The lecture is sponsored by the Friends of the Alaska State Museum. The event is open to the public and free of charge.

The presentation will focus on the subject of their most recent book, entitled "Anóoshi Lingít Aaní Ká: Russians in Tlingit America - The Battles of Sitka 1802 and 1804," which they edited with the late Dr. Lydia Black. Both Nora and Richard Dauenhauer serve as professors at the University of Alaska Southeast.

Steve Henrikson, curator of collections, will also present an overview of early illustrations and artifacts relating to the interactions between the Tlingits and Russians.

The book, which took over two decades of research and translation, is the latest volume in the highly regarded Classics of Tlingit Oral Literature series published by the Sealaska Heritage Institute and the University of Washington Press. Copies of the book will be available for sale at the Museum Store, operated by the Friends of the Museum.
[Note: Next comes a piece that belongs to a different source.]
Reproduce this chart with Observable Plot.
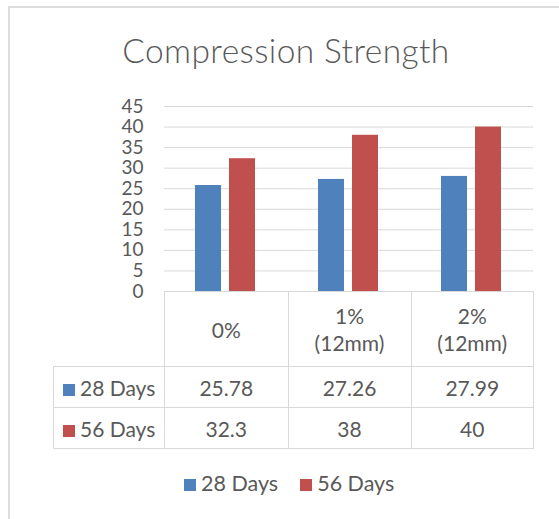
<!DOCTYPE html>
<html>
<head>
<meta charset="utf-8">
<script src="https://cdn.jsdelivr.net/npm/d3@7"></script>
<script src="https://cdn.jsdelivr.net/npm/@observablehq/plot@0.6"></script>
<style>
  html, body { margin: 0; padding: 0; background: #fff; }
  #chart {
    position: relative; width: 559px; height: 519px; overflow: hidden;
    font-family: Lato, "Open Sans", sans-serif; color: #595959;
  }
  #border {
    position: absolute; left: 8px; top: 6px; width: 560px; height: 520px;
    border-top: 2px solid #dcdcdc; border-left: 2px solid #dcdcdc;
  }
  #title {
    position: absolute; left: 10px; width: 552px; top: 29px;
    text-align: center; font-size: 33.5px; font-weight: 300; line-height: 42px;
    letter-spacing: 0.4px;
  }
  #plot { position: absolute; left: 0; top: 94px; }
  #table {
    position: absolute; left: 53px; top: 291px;
    border-collapse: collapse; table-layout: fixed; font-size: 21px;
  }
  #table td {
    border: 1px solid #d9d9d9; text-align: center; padding: 0;
    line-height: 27px;
  }
  #table td.blank { border: none; }
  #table td.key { text-align: left; padding-left: 9px; white-space: nowrap; }
  .sw { display: inline-block; width: 12px; height: 12px; margin-right: 5px; vertical-align: 0px; }
  #legend {
    position: absolute; top: 470px; left: 184px; font-size: 21.5px; white-space: nowrap;
    line-height: 26px;
  }
  #legend span.item { margin-right: 22px; }
</style>
</head>
<body>
<div id="chart">
  <div id="border"></div>
  <div id="title">Compression Strength</div>
  <div id="plot"></div>
  <table id="table"></table>
  <div id="legend"></div>
</div>
<script>
// Compressive strength (MPa) by fibre content, at two curing ages
const categories = ["0%", "1%\n(12mm)", "2%\n(12mm)"];
const series = ["28 Days", "56 Days"];
const days28 = [25.78, 27.26, 27.99];
const days56 = [32.3, 38, 40];
const yTicks = [0, 5, 10, 15, 20, 25, 30, 35, 40, 45];
const colors = ["#4f81bd", "#c0504d"];

const valuesBySeries = [days28, days56];
const rows = series.flatMap((s, si) =>
  categories.map((c, ci) => ({category: c, series: s, value: valuesBySeries[si][ci]}))
);

const plot = Plot.plot({
  width: 559,
  height: 211,
  marginLeft: 163,
  marginRight: 26,
  marginTop: 12,
  marginBottom: 14,
  style: {fontFamily: "Lato, 'Open Sans', sans-serif", fontSize: "19px", color: "#595959", background: "transparent"},
  fx: {domain: categories, padding: 0, axis: null},
  x: {domain: series, paddingInner: 0.23, paddingOuter: 0.88, axis: null},
  y: {domain: [0, 45], ticks: yTicks, label: null},
  color: {domain: series, range: colors},
  marks: [
    Plot.ruleY(yTicks.filter(t => t > 0), {stroke: "#d9d9d9", strokeWidth: 1}),
    Plot.barY(rows, {fx: "category", x: "series", y: "value", fill: "series"}),
    Plot.axisY({ticks: yTicks, tickSize: 0, tickPadding: 21, label: null, fill: "#595959", fontSize: 19, facetAnchor: "left"})
  ]
});
document.getElementById("plot").appendChild(plot);

// Data table under the bars
const table = document.getElementById("table");
const colWidths = [111, 123.5, 123, 122.5];
const colgroup = document.createElement("colgroup");
colWidths.forEach(w => {
  const col = document.createElement("col");
  col.style.width = w + "px";
  colgroup.appendChild(col);
});
table.appendChild(colgroup);

const head = document.createElement("tr");
head.style.height = "75px";
const blank = document.createElement("td");
blank.className = "blank";
head.appendChild(blank);
categories.forEach(c => {
  const td = document.createElement("td");
  td.innerHTML = c.split("\n").join("<br>");
  head.appendChild(td);
});
table.appendChild(head);

series.forEach((s, si) => {
  const tr = document.createElement("tr");
  tr.style.height = "41px";
  const key = document.createElement("td");
  key.className = "key";
  key.innerHTML = `<span class="sw" style="background:${colors[si]}"></span>${s}`;
  tr.appendChild(key);
  valuesBySeries[si].forEach(v => {
    const td = document.createElement("td");
    td.textContent = String(v);
    tr.appendChild(td);
  });
  table.appendChild(tr);
});

// Legend
const legend = document.getElementById("legend");
series.forEach((s, si) => {
  const item = document.createElement("span");
  item.className = "item";
  item.innerHTML = `<span class="sw" style="background:${colors[si]}"></span>${s}`;
  legend.appendChild(item);
});
</script>
</body>
</html>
Nora was one of 16 children of noted artist Emma Marks of Yakutat and fisherman and carver Willie Marks of Juneau. Nora's Tlingit name at birth was Keixwnéi, and she is a member of the Raven moiety of the Tlingit nation, Lukaax.ádi clan, Shaka Hít or Canoe Prow House, from the Alsek River. She earned a degree in anthropology from Alaska Methodist University in Anchorage, and has worked tirelessly for over thirty years to teach and document the Tlingit language and to record Tlingit history. In 2005, she won a Community Spirit Award from the First Peoples Fund, a Native American organization that supports the arts.
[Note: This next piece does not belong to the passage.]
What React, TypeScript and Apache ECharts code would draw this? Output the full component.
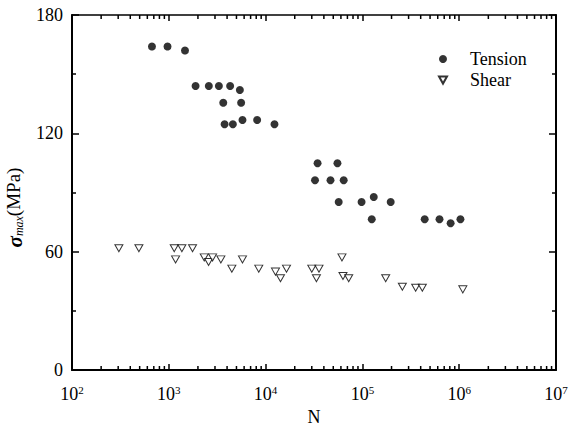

Richard received a B.A. in Russian and Slavic languages from Syracuse University, an M.A. in German from the University of Texas, and a Ph.D. in comparative literature from the University of Wisconsin. He came to Alaska in the late 1960s to teach at Alaska Methodist University (now Alaska Pacific University), and has since been involved in studying and teaching the Tlingit language, oral tradition, and ethnohistory.

The Dauenhauers are also poets. In 1981, Richard Dauenhauer was named to a four-year term as Poet Laureate of Alaska and has published several volumes of poetry including "Glacier Bay Concerto," "Phenologies," and "Frames of Reference." Nora is a poet and playwright, with work published in The Droning Shaman, Life Woven with Song, and many anthologies.